** Stored data **
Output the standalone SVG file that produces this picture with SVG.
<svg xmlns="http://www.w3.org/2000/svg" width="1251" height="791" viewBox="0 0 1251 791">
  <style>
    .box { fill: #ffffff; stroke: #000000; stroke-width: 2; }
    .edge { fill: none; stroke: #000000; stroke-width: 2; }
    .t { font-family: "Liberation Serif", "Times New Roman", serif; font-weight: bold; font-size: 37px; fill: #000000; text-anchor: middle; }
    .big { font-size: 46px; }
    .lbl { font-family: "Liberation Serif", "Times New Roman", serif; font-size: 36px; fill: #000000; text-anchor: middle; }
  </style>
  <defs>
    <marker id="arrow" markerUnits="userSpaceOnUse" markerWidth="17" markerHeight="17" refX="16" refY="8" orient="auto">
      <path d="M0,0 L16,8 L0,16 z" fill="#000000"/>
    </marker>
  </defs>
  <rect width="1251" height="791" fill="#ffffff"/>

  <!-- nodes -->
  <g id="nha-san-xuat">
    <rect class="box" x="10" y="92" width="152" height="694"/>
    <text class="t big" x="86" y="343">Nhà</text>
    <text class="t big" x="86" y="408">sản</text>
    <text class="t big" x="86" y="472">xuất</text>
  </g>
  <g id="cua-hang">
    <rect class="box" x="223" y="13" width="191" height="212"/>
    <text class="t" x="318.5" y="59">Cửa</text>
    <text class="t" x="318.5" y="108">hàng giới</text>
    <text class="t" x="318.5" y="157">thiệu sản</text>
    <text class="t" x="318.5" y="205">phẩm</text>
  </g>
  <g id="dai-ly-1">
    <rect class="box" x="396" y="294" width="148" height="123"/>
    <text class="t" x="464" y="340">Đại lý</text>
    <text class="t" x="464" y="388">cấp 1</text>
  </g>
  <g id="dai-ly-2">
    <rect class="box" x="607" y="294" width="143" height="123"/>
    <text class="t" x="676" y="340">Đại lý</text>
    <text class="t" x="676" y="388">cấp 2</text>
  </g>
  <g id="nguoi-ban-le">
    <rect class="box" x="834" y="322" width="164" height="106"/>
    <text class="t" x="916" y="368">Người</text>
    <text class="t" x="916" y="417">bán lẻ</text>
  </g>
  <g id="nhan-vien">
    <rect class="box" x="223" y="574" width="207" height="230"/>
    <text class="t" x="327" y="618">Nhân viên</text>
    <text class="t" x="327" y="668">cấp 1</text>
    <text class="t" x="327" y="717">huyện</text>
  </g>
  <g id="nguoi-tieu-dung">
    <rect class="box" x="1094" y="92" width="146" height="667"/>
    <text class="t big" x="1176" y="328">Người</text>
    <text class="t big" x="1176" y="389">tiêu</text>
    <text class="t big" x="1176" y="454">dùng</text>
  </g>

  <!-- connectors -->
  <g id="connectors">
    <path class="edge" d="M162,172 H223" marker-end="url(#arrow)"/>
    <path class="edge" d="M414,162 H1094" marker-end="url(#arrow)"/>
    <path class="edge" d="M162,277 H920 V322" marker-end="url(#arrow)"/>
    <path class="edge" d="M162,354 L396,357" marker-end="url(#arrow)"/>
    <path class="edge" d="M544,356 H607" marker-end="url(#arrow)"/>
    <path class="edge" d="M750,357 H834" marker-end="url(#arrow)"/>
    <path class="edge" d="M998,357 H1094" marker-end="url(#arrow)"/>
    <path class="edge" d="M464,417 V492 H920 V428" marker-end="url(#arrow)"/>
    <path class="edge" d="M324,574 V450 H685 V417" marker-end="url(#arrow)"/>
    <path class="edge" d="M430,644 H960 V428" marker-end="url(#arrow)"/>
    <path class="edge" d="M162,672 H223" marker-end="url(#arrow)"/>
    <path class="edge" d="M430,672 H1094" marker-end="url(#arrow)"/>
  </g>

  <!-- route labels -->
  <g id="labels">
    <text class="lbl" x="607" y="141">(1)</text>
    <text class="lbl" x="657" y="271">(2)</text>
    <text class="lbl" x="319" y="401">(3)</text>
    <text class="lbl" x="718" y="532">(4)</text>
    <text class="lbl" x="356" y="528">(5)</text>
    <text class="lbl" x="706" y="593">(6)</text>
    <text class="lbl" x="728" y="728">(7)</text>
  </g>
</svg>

---

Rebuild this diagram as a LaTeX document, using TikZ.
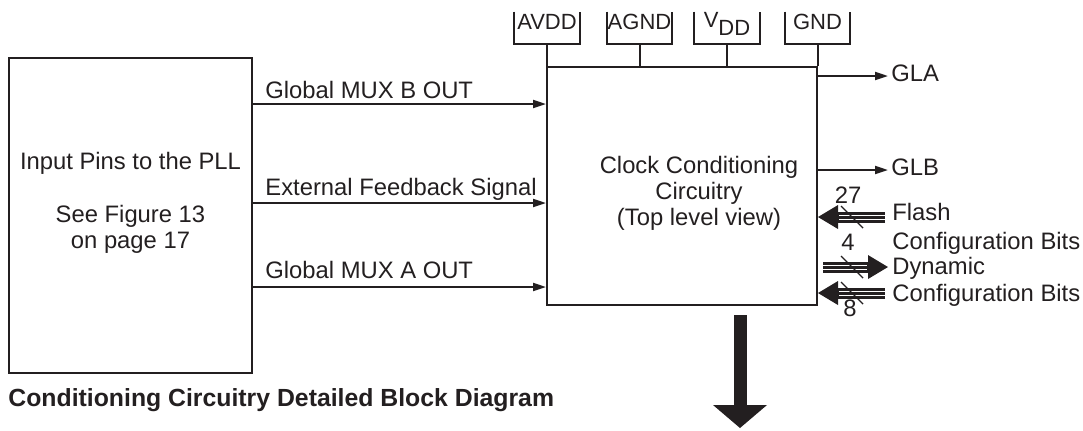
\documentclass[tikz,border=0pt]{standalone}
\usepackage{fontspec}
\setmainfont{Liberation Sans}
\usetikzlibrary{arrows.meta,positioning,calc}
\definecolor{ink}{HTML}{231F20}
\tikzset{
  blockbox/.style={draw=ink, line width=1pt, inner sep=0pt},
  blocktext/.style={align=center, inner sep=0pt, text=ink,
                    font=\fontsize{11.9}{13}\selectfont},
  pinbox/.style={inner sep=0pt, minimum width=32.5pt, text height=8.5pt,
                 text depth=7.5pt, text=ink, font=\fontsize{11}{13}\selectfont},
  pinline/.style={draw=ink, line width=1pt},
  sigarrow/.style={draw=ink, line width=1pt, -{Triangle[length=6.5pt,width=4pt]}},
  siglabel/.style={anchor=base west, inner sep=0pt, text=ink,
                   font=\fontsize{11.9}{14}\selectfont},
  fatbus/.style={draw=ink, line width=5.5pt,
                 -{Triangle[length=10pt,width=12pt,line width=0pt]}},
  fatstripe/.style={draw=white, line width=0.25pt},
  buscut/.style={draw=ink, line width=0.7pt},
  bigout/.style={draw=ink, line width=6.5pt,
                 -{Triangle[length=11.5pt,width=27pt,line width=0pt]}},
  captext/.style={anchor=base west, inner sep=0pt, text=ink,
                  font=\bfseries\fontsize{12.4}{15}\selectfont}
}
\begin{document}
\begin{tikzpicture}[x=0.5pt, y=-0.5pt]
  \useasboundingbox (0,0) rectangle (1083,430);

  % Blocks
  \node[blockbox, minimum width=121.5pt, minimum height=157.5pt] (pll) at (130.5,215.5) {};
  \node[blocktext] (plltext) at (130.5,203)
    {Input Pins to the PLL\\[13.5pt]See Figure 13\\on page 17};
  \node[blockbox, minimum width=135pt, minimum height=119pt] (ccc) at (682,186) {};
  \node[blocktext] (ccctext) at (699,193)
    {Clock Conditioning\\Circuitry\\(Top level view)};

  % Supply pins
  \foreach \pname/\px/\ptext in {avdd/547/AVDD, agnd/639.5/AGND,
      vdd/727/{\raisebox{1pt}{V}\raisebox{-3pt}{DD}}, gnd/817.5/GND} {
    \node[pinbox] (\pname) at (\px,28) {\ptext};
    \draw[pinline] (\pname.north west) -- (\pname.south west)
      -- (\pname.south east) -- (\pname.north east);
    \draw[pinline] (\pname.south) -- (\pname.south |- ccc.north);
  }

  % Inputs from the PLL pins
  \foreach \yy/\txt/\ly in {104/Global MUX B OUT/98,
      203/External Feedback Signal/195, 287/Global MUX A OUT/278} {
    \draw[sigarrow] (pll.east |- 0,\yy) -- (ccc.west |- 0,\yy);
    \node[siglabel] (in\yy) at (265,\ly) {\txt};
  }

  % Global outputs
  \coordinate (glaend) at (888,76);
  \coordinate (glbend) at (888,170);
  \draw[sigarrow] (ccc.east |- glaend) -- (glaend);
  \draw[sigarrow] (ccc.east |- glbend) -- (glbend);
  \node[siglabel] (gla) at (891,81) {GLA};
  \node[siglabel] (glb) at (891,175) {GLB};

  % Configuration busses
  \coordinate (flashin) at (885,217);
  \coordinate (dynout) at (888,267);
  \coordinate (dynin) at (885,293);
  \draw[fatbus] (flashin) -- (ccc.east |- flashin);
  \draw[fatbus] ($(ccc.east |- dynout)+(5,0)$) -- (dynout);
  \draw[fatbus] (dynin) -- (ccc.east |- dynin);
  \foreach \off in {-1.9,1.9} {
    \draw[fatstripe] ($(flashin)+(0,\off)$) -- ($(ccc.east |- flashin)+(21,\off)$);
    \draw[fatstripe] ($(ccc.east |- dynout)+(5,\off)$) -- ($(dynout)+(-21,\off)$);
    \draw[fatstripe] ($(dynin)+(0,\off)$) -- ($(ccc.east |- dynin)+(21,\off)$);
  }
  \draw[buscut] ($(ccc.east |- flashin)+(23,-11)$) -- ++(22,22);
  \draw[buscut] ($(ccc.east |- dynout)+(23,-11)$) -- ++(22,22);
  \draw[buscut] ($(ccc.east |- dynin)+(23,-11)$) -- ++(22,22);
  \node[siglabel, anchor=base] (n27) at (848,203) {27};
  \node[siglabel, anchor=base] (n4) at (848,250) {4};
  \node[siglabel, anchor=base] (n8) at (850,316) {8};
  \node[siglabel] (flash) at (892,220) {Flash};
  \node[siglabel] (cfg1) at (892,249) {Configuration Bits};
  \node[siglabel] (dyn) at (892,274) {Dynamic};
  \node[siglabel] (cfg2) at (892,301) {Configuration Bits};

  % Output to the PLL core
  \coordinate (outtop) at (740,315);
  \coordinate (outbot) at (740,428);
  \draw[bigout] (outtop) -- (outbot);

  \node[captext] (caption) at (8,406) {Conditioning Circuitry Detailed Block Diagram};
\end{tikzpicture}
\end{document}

** WRITTEN EXERCISE **
Copy each line of the preceding data that contains the string "this".

** FINAL ANSWER **
Output the standalone SVG file that produces this picture with SVG.
Rebuild this diagram as a LaTeX document, using TikZ.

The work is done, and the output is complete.